The big loser of the South Carolina GOP debate Saturday night had to have been the audience.

It was painfully obvious to all with eyes to see that the audience was cooked, packed with donors backing Jeb Bush and Marco Rubio.

In fact, such was the transparency and desperation of the neoconservative Establishment that its attempts to salvage its candidates’ diminishing prospects while weakening the frontrunner and first runner-up were at once pitiable and laughable.

In the real world, Jeb Bush supporters are rarer than Elvis Presley sightings. This is consistent with Jeb’s abysmal national polling, to say nothing of the results of Iowa and New Hampshire. Yet to judge from the constant cheering with which debate audiences respond to his remarks, one could be forgiven for thinking that this guy is Elvis Presley come alive again.

Rubio is more popular than Jeb, it’s true, but Rubio is also the candidate that finished in third place in Iowa and fifth place just last week in New Hampshire. An alien from another planet would never have guessed this given the audience’s orgasmic eruptions over Marco.

That the audience was hand-picked in favor of the Establishment candidates, Jeb and Marco, is a fact so blatant that even leftist observers like The Huffington Post and Vox couldn’t fail to notice it.

“Something very peculiar happened at the Republican debate on Saturday night,” writes Vox. “When Donald Trump talked, the audience booed. Yet when Jeb Bush, Marco Rubio, and even John Kasich talked, they got loud cheers and applause” (emphasis original).

The article explains that this happened so frequently that it even resulted in a “spike in Google searches for ‘Why are people booing?’”

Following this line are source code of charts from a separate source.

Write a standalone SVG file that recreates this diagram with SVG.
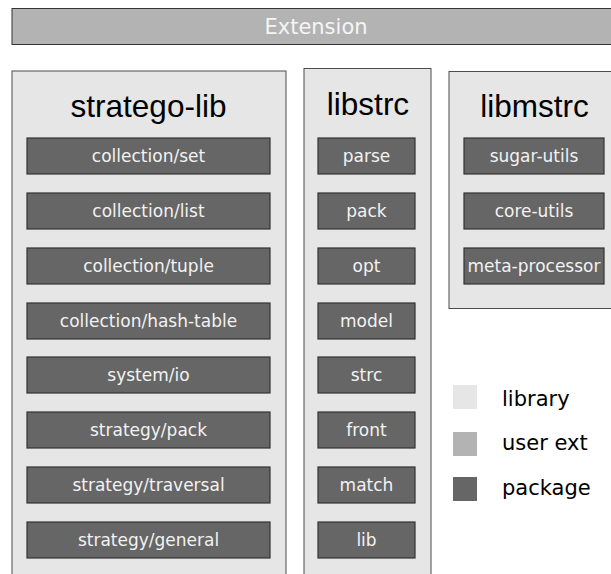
<svg xmlns="http://www.w3.org/2000/svg" width="611" height="574" viewBox="0 0 611 574">
<style>
.lib{fill:#e6e6e6;stroke:#4d4d4d;stroke-width:1}
.pkg{fill:#666666;stroke:#333333;stroke-width:1.2}
.ptxt{font-family:"DejaVu Sans",sans-serif;font-size:17px;fill:#f2f2f2;text-anchor:middle;dominant-baseline:central}
.ttl{font-family:"Liberation Sans",Arial,sans-serif;font-size:31.5px;fill:#000;text-anchor:middle}
.leg{font-family:"DejaVu Sans",sans-serif;font-size:21px;fill:#000}
</style>
<rect width="611" height="574" fill="#ffffff"/>
<g id="extension">
<rect x="12" y="8.5" width="610" height="36" fill="#b3b3b3" stroke="#333333" stroke-width="1"/>
<text x="316" y="26.5" font-family="DejaVu Sans, sans-serif" font-size="21" fill="#f5f5f5" text-anchor="middle" dominant-baseline="central">Extension</text>
</g>
<g id="stratego-lib">
<rect class="lib" x="12" y="71" width="274" height="510"/>
<text class="ttl" x="148.5" y="117">stratego-lib</text>
<g id="collection-set"><rect class="pkg" x="27" y="138" width="243" height="36"/><text class="ptxt" x="148.5" y="156">collection/set</text></g>
<g id="collection-list"><rect class="pkg" x="27" y="193" width="243" height="36"/><text class="ptxt" x="148.5" y="211">collection/list</text></g>
<g id="collection-tuple"><rect class="pkg" x="27" y="248" width="243" height="36"/><text class="ptxt" x="148.5" y="266">collection/tuple</text></g>
<g id="collection-hash-table"><rect class="pkg" x="27" y="303" width="243" height="36"/><text class="ptxt" x="148.5" y="321">collection/hash-table</text></g>
<g id="system-io"><rect class="pkg" x="27" y="357" width="243" height="36"/><text class="ptxt" x="148.5" y="375">system/io</text></g>
<g id="strategy-pack"><rect class="pkg" x="27" y="412" width="243" height="36"/><text class="ptxt" x="148.5" y="430">strategy/pack</text></g>
<g id="strategy-traversal"><rect class="pkg" x="27" y="467" width="243" height="36"/><text class="ptxt" x="148.5" y="485">strategy/traversal</text></g>
<g id="strategy-general"><rect class="pkg" x="27" y="522" width="243" height="36"/><text class="ptxt" x="148.5" y="540">strategy/general</text></g>
</g>
<g id="libstrc">
<rect class="lib" x="304" y="68.5" width="127" height="512"/>
<text class="ttl" x="368" y="115" font-size="32">libstrc</text>
<g id="parse"><rect class="pkg" x="318" y="138" width="97" height="36"/><text class="ptxt" x="366.5" y="156">parse</text></g>
<g id="pack"><rect class="pkg" x="318" y="193" width="97" height="36"/><text class="ptxt" x="366.5" y="211">pack</text></g>
<g id="opt"><rect class="pkg" x="318" y="248" width="97" height="36"/><text class="ptxt" x="366.5" y="266">opt</text></g>
<g id="model"><rect class="pkg" x="318" y="303" width="97" height="36"/><text class="ptxt" x="366.5" y="321">model</text></g>
<g id="strc"><rect class="pkg" x="318" y="357" width="97" height="36"/><text class="ptxt" x="366.5" y="375">strc</text></g>
<g id="front"><rect class="pkg" x="318" y="412" width="97" height="36"/><text class="ptxt" x="366.5" y="430">front</text></g>
<g id="match"><rect class="pkg" x="318" y="467" width="97" height="36"/><text class="ptxt" x="366.5" y="485">match</text></g>
<g id="lib"><rect class="pkg" x="318" y="522" width="97" height="36"/><text class="ptxt" x="366.5" y="540">lib</text></g>
</g>
<g id="libmstrc">
<rect class="lib" x="449" y="71.5" width="170" height="237"/>
<text class="ttl" x="534.5" y="117">libmstrc</text>
<g id="sugar-utils"><rect class="pkg" x="464" y="138" width="140" height="36"/><text class="ptxt" x="534" y="156">sugar-utils</text></g>
<g id="core-utils"><rect class="pkg" x="464" y="193" width="140" height="36"/><text class="ptxt" x="534" y="211">core-utils</text></g>
<g id="meta-processor"><rect class="pkg" x="464" y="248" width="140" height="36"/><text class="ptxt" x="534" y="266">meta-processor</text></g>
</g>
<g id="legend">
<rect x="453" y="385" width="24" height="24" fill="#e6e6e6"/>
<text class="leg" x="502" y="406">library</text>
<rect x="453" y="432" width="24" height="24" fill="#b3b3b3"/>
<text class="leg" x="502" y="450">user ext</text>
<rect x="453" y="477" width="24" height="24" fill="#666666"/>
<text class="leg" x="502" y="495">package</text>
</g>
</svg>
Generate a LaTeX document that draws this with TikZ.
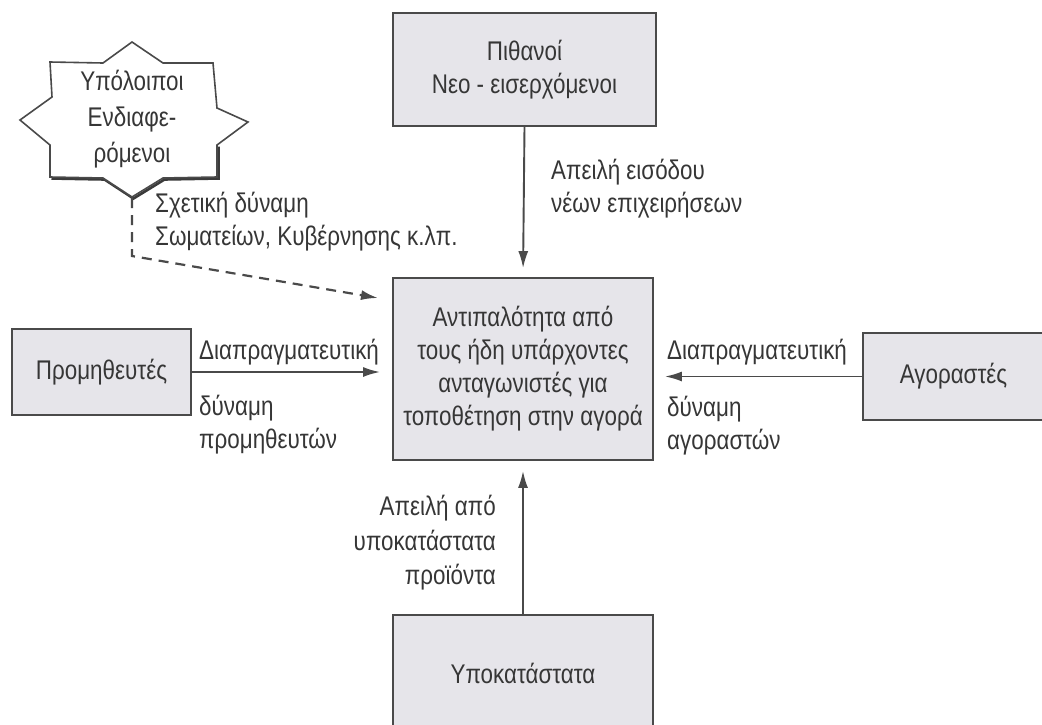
\documentclass[tikz,border=0pt]{standalone}
\usepackage{fontspec}
\setmainfont{Liberation Sans}[FakeStretch=0.83]
\usetikzlibrary{arrows.meta}
\definecolor{ink}{HTML}{363636}
\definecolor{edge}{HTML}{4A4A4A}
\definecolor{panel}{HTML}{E6E5EA}
\begin{document}
\begin{tikzpicture}[x=1pt,y=-1pt,
  box/.style={draw=edge, line width=1.8pt, fill=panel, text=ink, align=center,
    inner sep=0pt, font=\fontsize{27}{33}\selectfont},
  lbl/.style={text=ink, inner sep=0pt, font=\fontsize{27}{33}\selectfont},
  arr/.style={draw=edge, line width=1.9pt, -{Latex[length=17pt,width=10pt]}},
  dashline/.style={draw=edge, line width=2.2pt, dash pattern=on 10pt off 7pt,
    -{Latex[length=17pt,width=10pt]}},
]
\useasboundingbox (0,0) rectangle (1042,724);
\clip (0,0) rectangle (1042,724);
\fill[white] (0,0) rectangle (1042,724);

% boxes
\node[box, minimum width=263pt, minimum height=113pt] (entrants) at (524.5,69.5)
  {Πιθανοί\\Νεο - εισερχόμενοι};
\node[box, minimum width=260pt, minimum height=182pt] (rivalry) at (523,369)
  {Αντιπαλότητα από\\τους ήδη υπάρχοντες\\ανταγωνιστές για\\τοποθέτηση στην αγορά};
\node[box, minimum width=179pt, minimum height=86pt] (suppliers) at (101.5,372)
  {Προμηθευτές};
\node[box, minimum width=181pt, minimum height=87pt] (buyers) at (953.5,376.5)
  {Αγοραστές};
\node[box, minimum width=260pt, minimum height=145pt] (substitutes) at (523,687.5) {};
\node[lbl] (substext) at (523,673) {Υποκατάστατα};

% star-shaped outline for the other stakeholders
\begin{scope}[line join=miter]
\draw[edge!80!black, line width=2.6pt, shift={(1.5,1.5)}]
  (217,145) -- (217,177) -- (163,178) -- (132,197) -- (103,178) -- (50,177);
\draw[edge, line width=1.6pt, fill=white]
  (50,62) -- (103,63) -- (132,42) -- (163,63) -- (213,63) -- (217,108)
  -- (248,122) -- (217,145) -- (217,177) -- (163,178) -- (132,197)
  -- (103,178) -- (50,177) -- (50,145) -- (20,120) -- (52,97) -- cycle;
\end{scope}
\node[lbl, align=center, font=\fontsize{27}{36}\selectfont] (stake) at (132,119)
  {Υπόλοιποι\\Ενδιαφε-\\ρόμενοι};
\coordinate (stakebot) at (132,198);
\coordinate (bend) at (132,256);
\coordinate (dashtip) at (378,298);

% connectors
\draw[arr, shorten >=9pt] (entrants.south) -- (rivalry.north);
\draw[arr, shorten >=10pt] (substitutes.north) -- (rivalry.south);
\draw[arr, shorten >=12pt] (suppliers.east) -- (suppliers.east -| rivalry.west);
\draw[arr, shorten >=11pt] (buyers.west) -- (buyers.west -| rivalry.east);
\draw[dashline] (stakebot) -- (bend) -- (dashtip);

% connector labels
\node[lbl, anchor=west, align=left] (lblentry) at (551,188.5)
  {Απειλή εισόδου\\νέων επιχειρήσεων};
\node[lbl, anchor=west, align=left] (lblstake) at (155,221.5)
  {Σχετική δύναμη\\Σωματείων, Κυβέρνησης κ.λπ.};
\node[lbl, anchor=west] (lblsupA) at (199,352) {Διαπραγματευτική};
\node[lbl, anchor=west, align=left] (lblsupB) at (199,425)
  {δύναμη\\προμηθευτών};
\node[lbl, anchor=west] (lblbuyA) at (667,352) {Διαπραγματευτική};
\node[lbl, anchor=west, align=left] (lblbuyB) at (667,426)
  {δύναμη\\αγοραστών};
\node[lbl, anchor=east, align=right, font=\fontsize{27}{34.5}\selectfont] (lblsubs)
  at (496,543) {Απειλή από\\υποκατάστατα\\προϊόντα};
\end{tikzpicture}
\end{document}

HuffPo states that the audience “was more boisterous than usual” and that it often “seemed to favor former Florida Gov. Jeb Bush and Sen. Marco Rubio (R-Fla.), and to be very much against Sen. Ted Cruz (R-Texas) and real estate mogul Donald Trump—the two candidates currently leading the race.”

The audience—the Big Donor audience—was the biggest loser because its over-the-top behavior succeeded in a way that few other things could in accentuating the chasm between the members of the Establishment, on the one hand, and, on the other, the party’s rank-and-file voters: The former vindicated their opponents’ narrative that, one, there is an Establishment and, two, this Establishment is responsible for every evil for which the GOP is blamed.

The Establishment audience also harmed its one candidate who may have had some chance of going somewhere in this race.

The last thing that Marco Rubio wants is to be branded as the Establishment’s candidate, another Jeb Bush. But after hearing the lobbyists scream wildly over every syllable that Marco uttered in South Carolina, we can now safely “dispel with the fiction” that he is anything but an Establishment candidate.

Rubio is one of Saturday night’s losers for another reason: His 1,043 attempt to explain away his support for amnesty reinforced the impression of his untrustworthiness.

While Rubio was busy trying to strong-arm Republican voters into accepting the Gang of Eight’s bill of goods, he insisted that the Gang’s “path to citizenship” was actually the conservative alternative to the status quo. Rubio suggested that Tea Partiers and traditional Republican voters who supported him at one time but who unequivocally rejected his, Lindsey Graham’s, John McCain’s, and Chuck Schumer’s immigration proposal were actually the fake conservatives, for it was they who wanted a “de facto amnesty.”

Now, though, Rubio says that he learned his lesson. However, here’s what some of us are still trying to discern: What is the lesson that he alleges to have learned?

Does he no longer think that the current situation is “de facto amnesty?”

The voters were right, Rubio says, in rejecting his proposal, for they rightfully want the border secured before anything further could be done with immigration. Yet didn’t Rubio swear (and swear and swear) three years ago that the Gang of Eight plan did secure the border?

As recently as Saturday night, Rubio defiantly declared that he never even supported amnesty. The latter, he contended, is forgiveness, but the Gang of Eight’s plan affixed stringent penalties. But if Rubio’s Gang of Eight immigration plan was the only “conservative” alternative available to the “de facto amnesty” that is our present circumstances; if it was not amnesty; and if, as he says, it did secure the border, then on what grounds does he claim to have learned his lesson from having labored so tirelessly on its behalf?

Phyllis Schlafly is a legendary veteran of the conservative movement who endorsed Rubio in his senate race against Charlie Crist. Her thoughts about him have since…changed.

“Once he got elected,” Schlafly states, “he betrayed us all.”

Rubio said one thing to get elected—he promised that “he was against amnesty and against the establishment”—but once elected, “right away, he became an agent of the establishment.”

It’s bad enough that Rubio betrayed (“multiple times”) his supporters. That it was “so public” compounds the betrayal.

“He’s a lackey for the establishment now,” Schlafly concludes.

If ever there were any doubts about this, the South Carolina audience at the Peace Center put them to rest once and for all.